---- AVAILABLE DATA
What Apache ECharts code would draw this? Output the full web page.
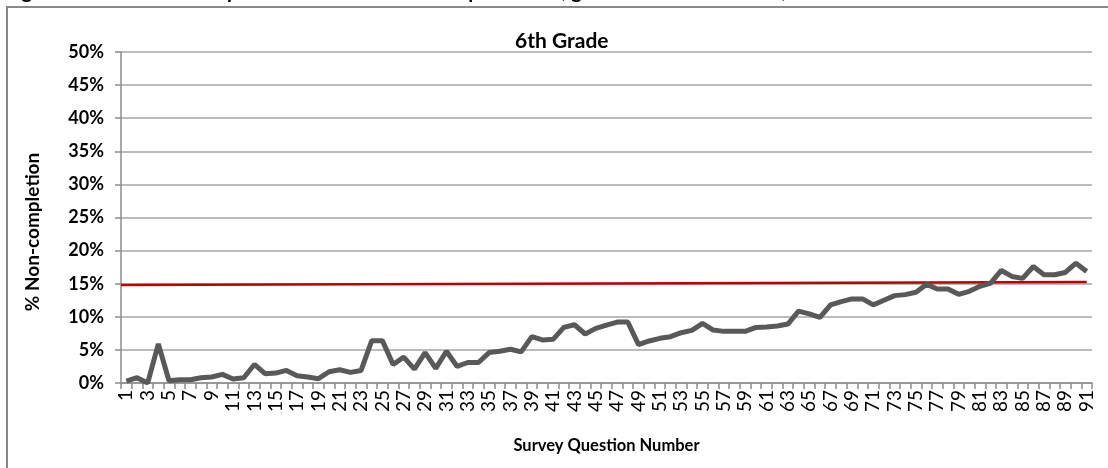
<!DOCTYPE html>
<html>
<head>
<meta charset="utf-8">
<script src="https://cdn.jsdelivr.net/npm/echarts@6/dist/echarts.min.js"></script>
<style>
html,body{margin:0;padding:0;background:#fff;}
#c{width:1108px;height:468px;}
</style>
</head>
<body>
<div id="c"></div>
<script>
// ---- data ----
const categories = [];
for (let i = 1; i <= 91; i++) categories.push(String(i));
const nonCompletion = [
  0.3, 0.8, 0.0, 5.9, 0.35, 0.5, 0.5, 0.8, 0.9, 1.3,
  0.6, 0.8, 2.8, 1.4, 1.5, 1.9, 1.1, 0.9, 0.65, 1.7,
  2.0, 1.6, 1.9, 6.4, 6.4, 2.8, 3.9, 2.1, 4.6, 2.2,
  4.8, 2.5, 3.1, 3.1, 4.6, 4.8, 5.1, 4.7, 7.0, 6.5,
  6.6, 8.4, 8.8, 7.4, 8.25, 8.75, 9.2, 9.2, 5.8, 6.35,
  6.75, 7.0, 7.6, 7.95, 9.0, 8.0, 7.8, 7.8, 7.8, 8.4,
  8.45, 8.6, 8.9, 10.85, 10.45, 9.9, 11.8, 12.3, 12.7, 12.7,
  11.8, 12.5, 13.2, 13.35, 13.7, 14.9, 14.2, 14.2, 13.4, 13.85,
  14.6, 15.1, 17.0, 16.1, 15.8, 17.6, 16.35, 16.35, 16.7, 18.1,
  16.85
];
const trendX = [0.5, 91];
const trendY = [14.8, 15.25];
const chartTitle = "6th Grade";
const headingText = "Figure 12. Item Non-completion Rates for Each Computer Item, grade 6 Student Results, 2014";
const yName = "% Non-completion";
const xName = "Survey Question Number";

const FONT = 'Lato';
const chart = echarts.init(document.getElementById('c'));
chart.setOption({
  animation: false,
  backgroundColor: '#ffffff',
  title: {
    text: chartTitle,
    left: 510, top: 26,
    textStyle: {fontFamily: FONT, fontWeight: 'bold', fontSize: 21, color: '#000'}
  },
  graphic: [
    {type: 'rect', shape: {x: 7, y: 7, width: 1200, height: 600}, style: {fill: 'none', stroke: '#888888', lineWidth: 2}, silent: true},
    {type: 'text', x: 5, y: 2, style: {text: headingText, font: 'bold 20px ' + FONT, fill: '#000', verticalAlign: 'bottom'}},
    {type: 'text', x: 33, y: 232, rotation: Math.PI / 2,
     style: {text: yName, font: 'bold 19px ' + FONT, fill: '#000', align: 'center', verticalAlign: 'middle'}}
  ],
  grid: {left: 121, right: 16, top: 52, bottom: 85, containLabel: false},
  xAxis: [
    {
      type: 'category', data: categories, boundaryGap: true,
      name: xName, nameLocation: 'middle', nameGap: 54,
      nameTextStyle: {fontFamily: FONT, fontWeight: 'bold', fontSize: 16.5, color: '#000'},
      axisLine: {lineStyle: {color: '#8c8c8c', width: 1.5}},
      axisTick: {show: true, interval: 0, length: 6, lineStyle: {color: '#8c8c8c', width: 1.5}},
      axisLabel: {interval: 1, rotate: 90, margin: 7, fontFamily: FONT, fontSize: 19, color: '#000'},
      splitLine: {show: false}
    },
    {
      type: 'value', min: 0.5, max: 91.5, show: false, position: 'bottom'
    }
  ],
  yAxis: {
    type: 'value', min: 0, max: 50, interval: 5,
    axisLine: {show: true, lineStyle: {color: '#8c8c8c', width: 1.5}},
    axisTick: {show: true, length: 6, lineStyle: {color: '#8c8c8c', width: 1.5}},
    axisLabel: {formatter: '{value}%', margin: 17, fontFamily: FONT, fontWeight: 'bold', fontSize: 18, color: '#000'},
    splitLine: {show: true, lineStyle: {color: '#a6a6a6', width: 1.5}}
  },
  series: [
    {
      type: 'line', data: nonCompletion, xAxisIndex: 0,
      symbol: 'none', lineStyle: {color: '#595959', width: 5}, z: 3
    },
    {
      type: 'line', xAxisIndex: 1,
      data: trendX.map((x, i) => [x, trendY[i]]),
      symbol: 'none', lineStyle: {color: '#c00000', width: 2.5}, z: 2
    }
  ]
});
</script>
</body>
</html>
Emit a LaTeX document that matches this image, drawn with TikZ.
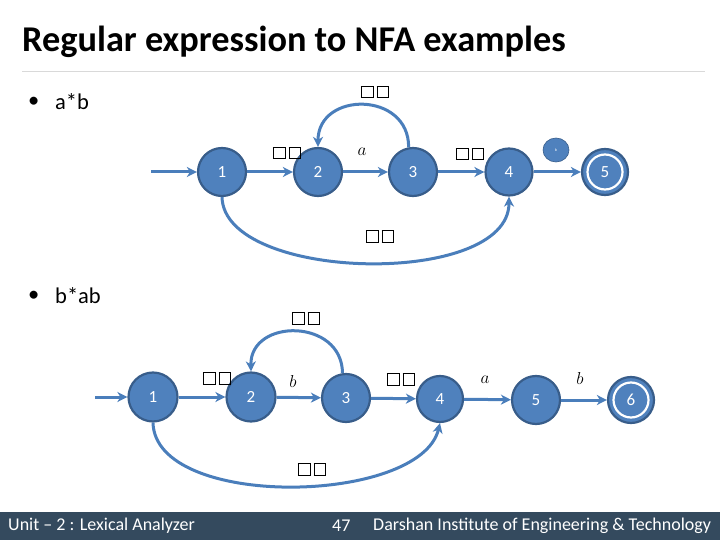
\documentclass[tikz,border=0pt]{standalone}
\usepackage{fontspec}
\setmainfont{Carlito}
\usetikzlibrary{arrows.meta,shapes.geometric}
\definecolor{nodeblue}{HTML}{4F81BD}
\definecolor{nodeborder}{HTML}{385D8A}
\definecolor{edgeblue}{HTML}{4A7EBB}
\definecolor{footerbg}{HTML}{344A5E}
\definecolor{sepgray}{HTML}{D9D9D9}
\newcommand{\tofu}{{\setlength{\fboxsep}{0pt}\setlength{\fboxrule}{0.8pt}\fbox{\rule{0pt}{11pt}\hspace{11pt}}\hspace{3pt}\fbox{\rule{0pt}{11pt}\hspace{11pt}}}}
\begin{document}
\begin{tikzpicture}[x=1pt,y=-1pt,
  state/.style={circle,fill=nodeblue,draw=nodeborder,line width=2.2pt,minimum size=48pt,inner sep=0pt,text=white,font=\fontsize{17}{17}\selectfont},
  edge/.style={draw=edgeblue,line width=3pt,-{Stealth[length=10pt,width=10pt,inset=3pt]}},
  lbl/.style={inner sep=0pt},
  mlbl/.style={inner sep=0pt,font=\fontsize{19}{19}\selectfont},
  bullet/.style={anchor=west,inner sep=0pt,font=\fontsize{22.5}{22.5}\selectfont},
  foot/.style={anchor=west,inner sep=0pt,text=white,font=\fontsize{18}{18}\selectfont}]
\useasboundingbox (0,0) rectangle (720,540);
% title
\node[anchor=base west,inner sep=0pt,font=\fontsize{36.3}{36.3}\selectfont\bfseries] (title) at (22,52) {Regular expression to NFA examples};
\draw[sepgray,line width=1pt] (22,72) -- (705,72);
% bullets
\node[bullet] (b1dot) at (28,102) {•};
\node[bullet] (b1) at (55,102) {a*b};
\node[bullet] (b2dot) at (28,296) {•};
\node[bullet] (b2) at (55,296) {b*ab};
% ---------- top NFA ----------
\node[state] (t1) at (222,172) {1};
\node[state] (t2) at (318,172) {2};
\node[state] (t3) at (413,172) {3};
\node[state,minimum size=47pt] (t4) at (509,172) {4};
\node[state,minimum size=46pt] (t5) at (605,172) {5};
\draw[white,line width=2.2pt] (t5.center) circle (17.5pt);
\node[ellipse,fill=nodeblue,draw=nodeborder,line width=0.6pt,minimum width=26pt,minimum height=24pt,inner sep=0pt,text=white,font=\fontsize{4}{4}\selectfont] (tb) at (556,150) {b};
\coordinate (tin) at (151,172);
\draw[edge] (tin) -- (t1);
\draw[edge] (t1) -- (t2);
\draw[edge] (t2) -- (t3);
\draw[edge] (t3) -- (t4);
\draw[edge] (t4) -- (t5);
\draw[edge] (t3.100) .. controls (409,91) and (318,91) .. (t2.north);
\draw[edge] (t1.south) .. controls (224,282) and (509,288) .. (t4.south);
\node[lbl] (tl12) at (287,153) {\tofu};
\node[mlbl] (tla) at (362,152) {$a$};
\node[lbl] (tlloop) at (375,92) {\tofu};
\node[lbl] (tl34) at (470,154) {\tofu};
\node[lbl] (tlbot) at (380,236) {\tofu};
% ---------- bottom NFA ----------
\node[state,minimum size=49pt] (u1) at (153,397) {1};
\node[state,minimum size=49pt] (u2) at (251,397) {2};
\node[state,minimum size=48pt] (u3) at (346,398) {3};
\node[state,minimum size=46pt] (u4) at (440,399) {4};
\node[state,minimum size=48pt] (u5) at (536,400) {5};
\node[state,minimum size=46pt] (u6) at (631,400) {6};
\draw[white,line width=2.2pt] (u6.center) circle (17.5pt);
\coordinate (uin) at (95,397);
\draw[edge] (uin) -- (u1);
\draw[edge] (u1) -- (u2);
\draw[edge] (u2) -- (u3);
\draw[edge] (u3) -- (u4);
\draw[edge] (u4) -- (u5);
\draw[edge] (u5) -- (u6);
\draw[edge] (u3.98) .. controls (342,318) and (250,318) .. (u2.north);
\draw[edge] (u1.south) .. controls (155,510) and (420,505) .. (u4.south);
\node[lbl] (ulloop) at (306,318) {\tofu};
\node[lbl] (ul12) at (217,378) {\tofu};
\node[mlbl] (ulb1) at (293,381) {$b$};
\node[lbl] (ul34) at (401,379) {\tofu};
\node[mlbl] (ula) at (485,380) {$a$};
\node[mlbl] (ulb2) at (580,378) {$b$};
\node[lbl] (ulbot) at (312,469) {\tofu};
% footer
\fill[footerbg] (0,512) rectangle (720,540);
\node[foot] (f1) at (8,526) {Unit – 2 : Lexical Analyzer};
\node[foot] (f2) at (332,526) {47};
\node[foot] (f3) at (373,526) {Darshan Institute of Engineering \& Technology};
\end{tikzpicture}
\end{document}
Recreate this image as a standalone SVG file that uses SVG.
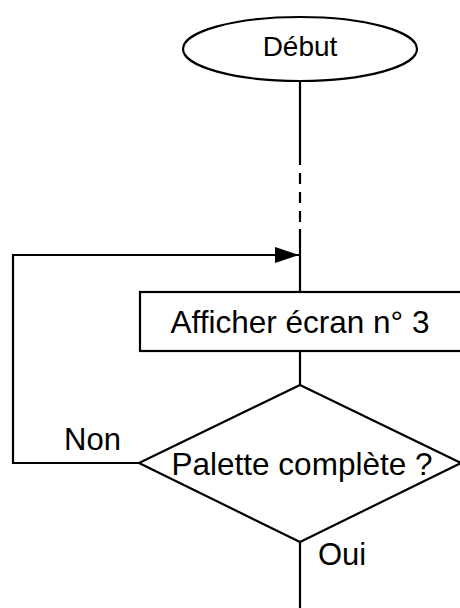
<svg xmlns="http://www.w3.org/2000/svg" width="460" height="608" viewBox="0 0 460 608">
  <style>
    .shape { fill: #ffffff; stroke: #000000; stroke-width: 2.2; }
    .wire { fill: none; stroke: #000000; stroke-width: 2.2; }
    .label { font-family: "Liberation Sans", Arial, sans-serif; fill: #000000; }
  </style>
  <defs>
    <marker id="arrow" markerUnits="userSpaceOnUse" markerWidth="25" markerHeight="16" refX="24" refY="8" orient="auto">
      <path d="M0,0 L24,8 L0,16 Z" fill="#000000"/>
    </marker>
  </defs>

  <rect width="460" height="608" fill="#ffffff"/>

  <!-- connectors -->
  <g id="connectors">
    <!-- start to process, with a dashed break -->
    <path class="wire" d="M300,82 V165"/>
    <path class="wire" d="M300,173 V184 M300,192 V203 M300,211 V222"/>
    <path class="wire" d="M300,229 V292"/>
    <!-- process to decision -->
    <path class="wire" d="M300,351 V385"/>
    <!-- decision "Oui" exit -->
    <path class="wire" d="M300,542 V608"/>
    <!-- decision "Non" loop back -->
    <path class="wire" d="M139,463 H13 V255 H299" marker-end="url(#arrow)"/>
  </g>

  <g id="start">
    <ellipse class="shape" cx="300" cy="49" rx="117" ry="32"/>
    <text class="label" x="300" y="56" font-size="28" text-anchor="middle">Début</text>
  </g>

  <g id="display">
    <rect class="shape" x="140" y="292" width="324" height="59"/>
    <text class="label" x="300" y="333" font-size="31.5" text-anchor="middle">Afficher écran n° 3</text>
  </g>

  <g id="decision">
    <path class="shape" d="M300,385 L461,463 L300,542 L139,463 Z"/>
    <text class="label" x="302" y="475" font-size="31.5" text-anchor="middle">Palette complète ?</text>
  </g>

  <text class="label" x="64" y="450" font-size="31">Non</text>
  <text class="label" x="318" y="565" font-size="31">Oui</text>
</svg>
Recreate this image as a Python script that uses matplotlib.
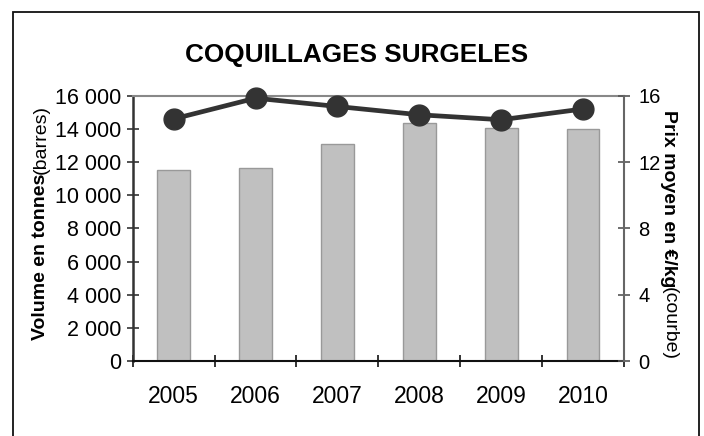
--------
— WRITTEN INSTRUCTION —
Give only the number of lines in the material above where the string "this" appears.

— EXERCISE RESULT —
4